On 9 September 2011 the FM website republished Will China become a superpower?, with articles by by Minxin Pei (Prof of Government at Claremont McKenna College; his latest book is China: Trapped Transition) and Young J. Kim (former Captain in the US Army, currently a PhD candidate at Korea University in Seoul).  It’s worth reading in full.

This widely accessed piece has since benefited from extensive expert critique, a discussion that is still on-going in the comments. The discussion has provide an education for me on various aspects of China’s observed course and general historical precedents. I am neither a historian nor an economist, and there is little that I can add to those expert comments.

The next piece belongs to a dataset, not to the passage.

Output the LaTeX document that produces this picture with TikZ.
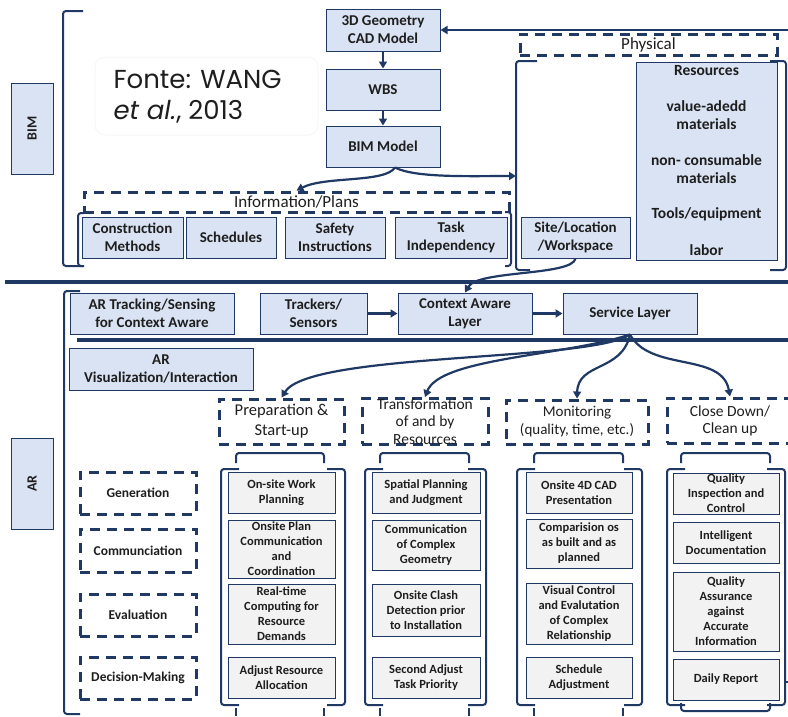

However, one voice that could be added to the discussion that began in 2011 is a definitive Chinese government position on China’s rise. During my development of a wider-ranging ICAF research paper in 2005 – 2006, I was permitted to interview Consular Jia Xiudong at the Embassy of the People’s Republic of China in Washington, D.C. where he then served. The paper in which the interview is nested has been posted on the FM website. Unfortunately, the length of my paper was as a major flaw, and the interview was effectively buried within it out of sight. Yet, Consular Jia’s observations in that interview would appear critical for the balance of FM’s China discussions today.

The interview is certainly dated in that it was conducted six years ago. This will be seen as many of the contemporary events discussed from that period have evolved or changed in quantitative scope. One cannot assume exactly what the Chinese would say today without conducting another interview in 2012. At the same, looking at the contents and given consistency-focused Chinese government strategic communications, it is unlikely a 2012 interview would yield much different positions, especially on critical themes.

My questions were wide-ranging and submitted to the Embassy almost two months in advance of the interview. Consular Jia was surprisingly candid in his detailed, Chinese Government approved answers to me. The interview was reviewed and approved by the Chinese again after I typed it up my notes so as to constitute a joint understanding of the 2006 interview contents shared by author and the Chinese Government in the published paper. I contend that its contents are overwhelmingly what China wants us to understand about China’s rise even today.

This is especially true when it comes to the topic of Taiwan and its employment by the U.S. defense industry as a justification for increased military expenditures focused on containing China. Taiwan is a salient topic today as industry and military interests are, according to public sources and media reports having significant success in influencing the Congress and Administration decision makers in this regard.


(2)  What China Wants Us to know about its Rise

Excerpt from
Realism and Realpolitik – Setting the Conditions for America’s Survival in the 21st Century

By Franz Gayl (Major, USMC, retired)
His thesis at the National Defense University
Industrial College of the Armed Forces research paper
June 2006

(a) General Introduction

China is committed to peaceful domestic development in the context of globalization, and seeks to contribute internationally as a partner in a multi-polar world. China’s leadership is also faced with great domestic challenges, as the people of China have different concerns and interests throughout society.

On the international front, China is committed to peace and cooperation. In terms of U.S.-Chinese bilateral relations, misunderstandings have arisen that cause Americans to question Chinese intentions, and the implications of her rapid development. Americans ask, is China a partner to be engaged or a threat to be contained. These misunderstandings can best be mitigated through franker bilateral communications on sensitive issues, including perceiving China and the U.S. through the eyes of the Chinese themselves, i.e. standing in the Chinese shoes. It also includes prioritizing the self interests of our nations as core, vital, and important, and finding the commonalities between them, i.e. the purpose of this interview.